The one sector that has been under pressure lately is manufacturing and that softness doesn’t look like it is going away. The Philadelphia Federal Reserve’s December Manufacturing Index plunged into negative territory after having crawled out of the red in November. Falling orders, shrinking backlogs and declining prices don’t indicate any strength in this sector. Interestingly, though, hiring and the workweek picked up. That seems to show that the slowdown may be viewed as temporary. The labor numbers need to be watched carefully as I believe that will be the source of cost pressures and ultimately price pressures. There were questions asked about 2016 cost projections and the respondents expect wages and benefits to rise by about 3.5%. Those that expect costs to rise faster next year and those that expect them to rise at the same pace they did this year were evenly split. Very few firms expect labor costs to rise slower in 2016.

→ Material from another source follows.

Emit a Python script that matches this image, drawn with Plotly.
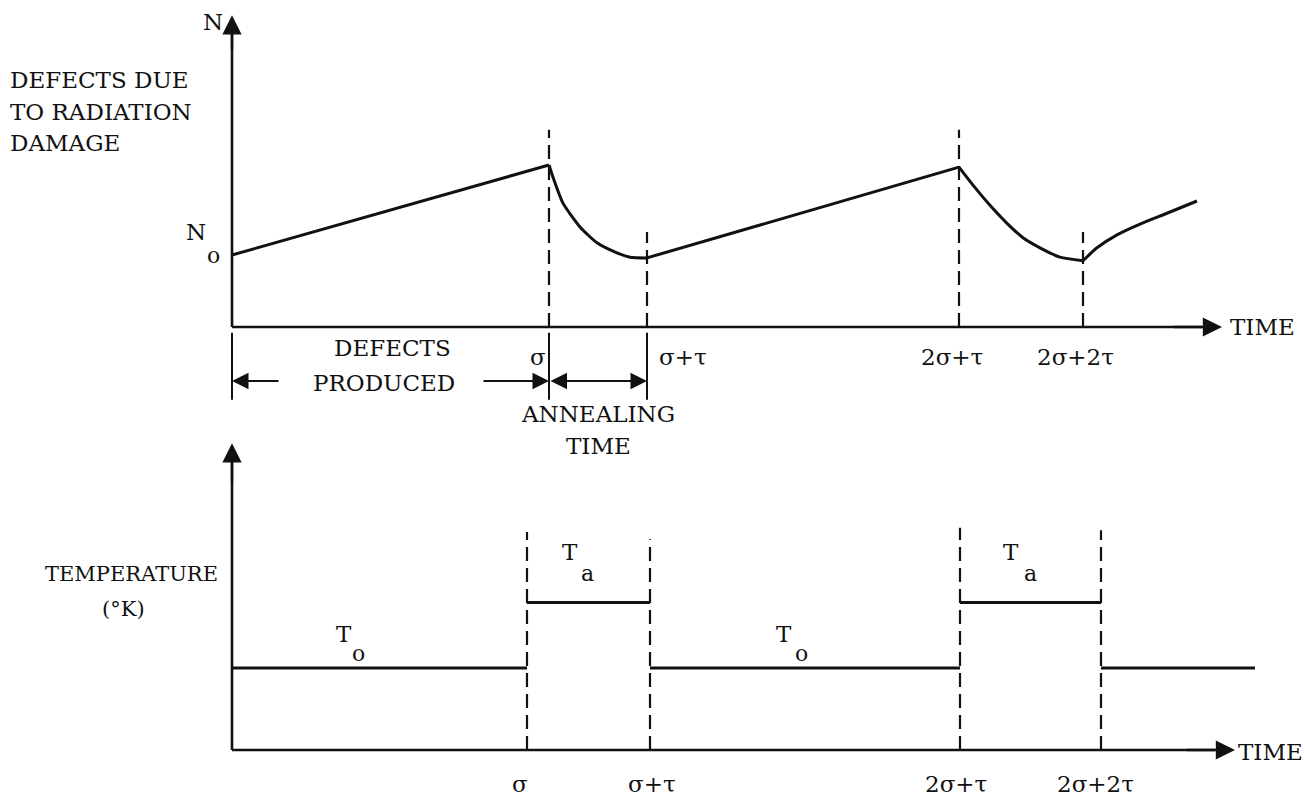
import plotly.graph_objects as go

# ---------------------------------------------------------------------------
# Data (time in arbitrary units, N relative to N0, T relative to T0)
# ---------------------------------------------------------------------------
# Defect density N(t): linear build-up during irradiation, decay while annealing
buildup1_t = [0.0, 3.17]
buildup1_n = [1.00, 2.25]
anneal1_t = [3.17, 3.21, 3.31, 3.48, 3.65, 3.85, 3.98, 4.15]
anneal1_n = [2.25, 2.08, 1.72, 1.39, 1.17, 1.03, 0.97, 0.96]
buildup2_t = [4.15, 7.27]
buildup2_n = [0.96, 2.22]
anneal2_t = [7.27, 7.41, 7.58, 7.75, 7.91, 8.08, 8.28, 8.51]
anneal2_n = [2.22, 1.97, 1.69, 1.44, 1.24, 1.10, 0.97, 0.92]
buildup3_t = [8.51, 8.65, 8.85, 9.08, 9.35, 9.65]
buildup3_n = [0.92, 1.10, 1.28, 1.43, 1.58, 1.75]

# event times on the defect panel: sigma, sigma+tau, 2sigma+tau, 2sigma+2tau
defect_events = [3.17, 4.15, 7.27, 8.51]
defect_event_tops = [2.74, 1.32, 2.74, 1.32]
defect_tick_labels = ["σ", "σ+τ", "2σ+τ", "2σ+2τ"]
n_axis_top = 4.33
n_time_end = 9.90

# Temperature schedule: alternating T0 / Ta
T0 = 1.0
Ta = 1.8
temp_edges = [0.0, 2.95, 4.18, 7.28, 8.69, 10.23]
temp_levels = [T0, Ta, T0, Ta, T0]
temp_event_tops = [2.66, 2.57, 2.71, 2.68]
temp_tick_labels = ["σ", "σ+τ", "2σ+τ", "2σ+2τ"]
t_axis_top = 3.74
t_time_end = 10.03

# ---------------------------------------------------------------------------
# Layout helpers
# ---------------------------------------------------------------------------
W, H = 1305, 799
X0_PX, X_SCALE = 232, 100.0          # time origin and px per time unit
SPLIT_PX = 440                       # boundary between the two panels
N_ORIGIN_PX, N_SCALE = 327, 72.0
T_ORIGIN_PX, T_SCALE = 750, 82.0

BLACK = "#111111"
FONT = "DejaVu Serif"


def fx(x):
    return x / W


def fy(y):
    return 1 - y / H


fig = go.Figure()


def line(xs, ys, axis="y", width=2.6, dash=None, shape="linear", smooth=0.6):
    fig.add_trace(go.Scatter(
        x=xs, y=ys, mode="lines", yaxis=axis, hoverinfo="skip",
        line=dict(color=BLACK, width=width, dash=dash, shape=shape,
                  smoothing=smooth if shape == "spline" else None),
        showlegend=False,
    ))


# ---- top panel: defects ----------------------------------------------------
line([0, 0], [0, n_axis_top - 0.2], "y", 2.6)                 # N axis
line([0, n_time_end - 0.2], [0, 0], "y", 2.6)                 # time axis
line(buildup1_t, buildup1_n, "y", 3.0)
line(anneal1_t, anneal1_n, "y", 3.0, shape="spline")
line(buildup2_t, buildup2_n, "y", 3.0)
line(anneal2_t, anneal2_n, "y", 3.0, shape="spline")
line(buildup3_t, buildup3_n, "y", 3.0, shape="spline", smooth=0.6)

for t, top in zip(defect_events, defect_event_tops):
    line([t, t], [0, top], "y", 2.2, dash="14px,7px")

# dimension extension lines below the time axis
ext_lo, ext_hi = -0.08, -1.01
for t in [0.0, defect_events[0], defect_events[1]]:
    line([t, t], [ext_lo, ext_hi], "y", 2.0)

# ---- bottom panel: temperature ---------------------------------------------
line([0, 0], [0, t_axis_top - 0.2], "y2", 2.6)
line([0, t_time_end - 0.2], [0, 0], "y2", 2.6)
seg_x, seg_y = [], []
for i, lvl in enumerate(temp_levels):
    seg_x += [temp_edges[i], temp_edges[i + 1], None]
    seg_y += [lvl, lvl, None]
line(seg_x, seg_y, "y2", 3.0)
for t, top in zip(temp_edges[1:-1], temp_event_tops):
    line([t, t], [0, top], "y2", 2.2, dash="14px,7px")

# ---------------------------------------------------------------------------
# Arrows and text
# ---------------------------------------------------------------------------
ann = []


def arrow(x, y, ax, ay, yref, head=2, size=1.6, width=2.4, both=False):
    ann.append(dict(
        x=x, y=y, ax=ax, ay=ay, xref="x", yref=yref, axref="x", ayref=yref,
        text="", showarrow=True, arrowhead=head, arrowsize=size,
        arrowwidth=width, arrowcolor=BLACK,
        arrowside="end+start" if both else "end", startarrowhead=head,
        startarrowsize=size,
    ))


# axis arrow heads
arrow(0, n_axis_top, 0, n_axis_top - 0.5, "y")
arrow(n_time_end, 0, n_time_end - 0.5, 0, "y")
arrow(0, t_axis_top, 0, t_axis_top - 0.5, "y2")
arrow(t_time_end, 0, t_time_end - 0.5, 0, "y2")

# dimension arrows under the defect panel
dim_y = (N_ORIGIN_PX - 381) / N_SCALE
arrow(0.0, dim_y, 0.48, dim_y, "y", width=2.2, size=1.5)
arrow(defect_events[0], dim_y, 2.50, dim_y, "y", width=2.2, size=1.5)
arrow(defect_events[1], dim_y, defect_events[0], dim_y, "y", width=2.2,
      size=1.5, both=True)


def text(s, x, y, size=23, xanchor="center"):
    ann.append(dict(
        text=s, x=fx(x), y=fy(y), xref="paper", yref="paper",
        xanchor=xanchor, yanchor="middle", showarrow=False,
        font=dict(family=FONT, size=size, color=BLACK),
    ))


text("N", 213, 22)
text("DEFECTS DUE", 8, 80, xanchor="left")
text("TO RADIATION", 8, 112, xanchor="left")
text("DAMAGE", 8, 143, xanchor="left")
text("N", 196, 232)
text("o", 213, 255, size=22)
text("TIME", 1228, 327, xanchor="left")
text("TIME", 1236, 752, xanchor="left")

# tick labels on the defect panel
for s, x in zip(defect_tick_labels, [538, 683, 952, 1075]):
    text(s, x, 357)
text("DEFECTS", 392, 348)
text("PRODUCED", 384, 383)
text("ANNEALING", 598, 414)
text("TIME", 598, 446)

# temperature panel labels
text("TEMPERATURE", 131, 574, size=21)
text("(°K)", 124, 609, size=21)
for xt, xs in [(344, 358), (784, 801)]:
    text("T", xt, 634)
    text("o", xs, 653, size=22)
for xt, xs in [(570, 587), (1011, 1030)]:
    text("T", xt, 552)
    text("a", xs, 573, size=22)
for s, x in zip(temp_tick_labels, [520, 652, 956, 1095]):
    text(s, x, 784)

# ---------------------------------------------------------------------------
# Axes: one shared time axis, two stacked value axes
# ---------------------------------------------------------------------------
split = 1 - SPLIT_PX / H
fig.update_layout(
    width=W, height=H,
    margin=dict(l=0, r=0, t=0, b=0),
    paper_bgcolor="white", plot_bgcolor="white",
    xaxis=dict(range=[-X0_PX / X_SCALE, (W - X0_PX) / X_SCALE],
               visible=False, fixedrange=True),
    yaxis=dict(domain=[split, 1],
               range=[(N_ORIGIN_PX - SPLIT_PX) / N_SCALE, N_ORIGIN_PX / N_SCALE],
               visible=False, fixedrange=True),
    yaxis2=dict(domain=[0, split],
                range=[(T_ORIGIN_PX - H) / T_SCALE,
                       (T_ORIGIN_PX - SPLIT_PX) / T_SCALE],
                visible=False, fixedrange=True),
    annotations=ann,
    showlegend=False,
)

fig.write_html("out.html")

Speaking of the labor markets, weekly unemployment claims dropped back to what is now the “usual” level last week. Of course usual is not normal as the level is consistent with further tightening in what is already a tight labor market.
MARKETS AND FED POLICY IMPLICATIONS: The Fed cleared easily the first hurdle in the process of moving back toward normal interest rates. The pathway, however, is hardly clear. The members, in their forecasts, point to moves every other meeting. The markets don’t quite agree and think there will be fewer increases. I don’t agree either, but I think there will be five, not four increases. The key, as I mentioned in my commentary yesterday, is inflation. Through most of 2015, the year-over-decline in oil prices had hovered between 40% and 50% down. Before the latest downdraft in prices, I had expected those drops to largely disappear in the first quarter of next year and the top line inflation number to move above 2%. If we stay below $40/barrel, that will take longer. I expect the core rate to hit 2% by the fall part and stay there. So, will the Fed worry about oil? Probably not. But what may concern them is the downward pressure created by declining import prices. If the dollar keeps strengthening, it will take even longer for the headline inflation number to get to 2%. That said, I would be surprised if it didn’t happen during the second half of 2016, which is why I have five moves next year.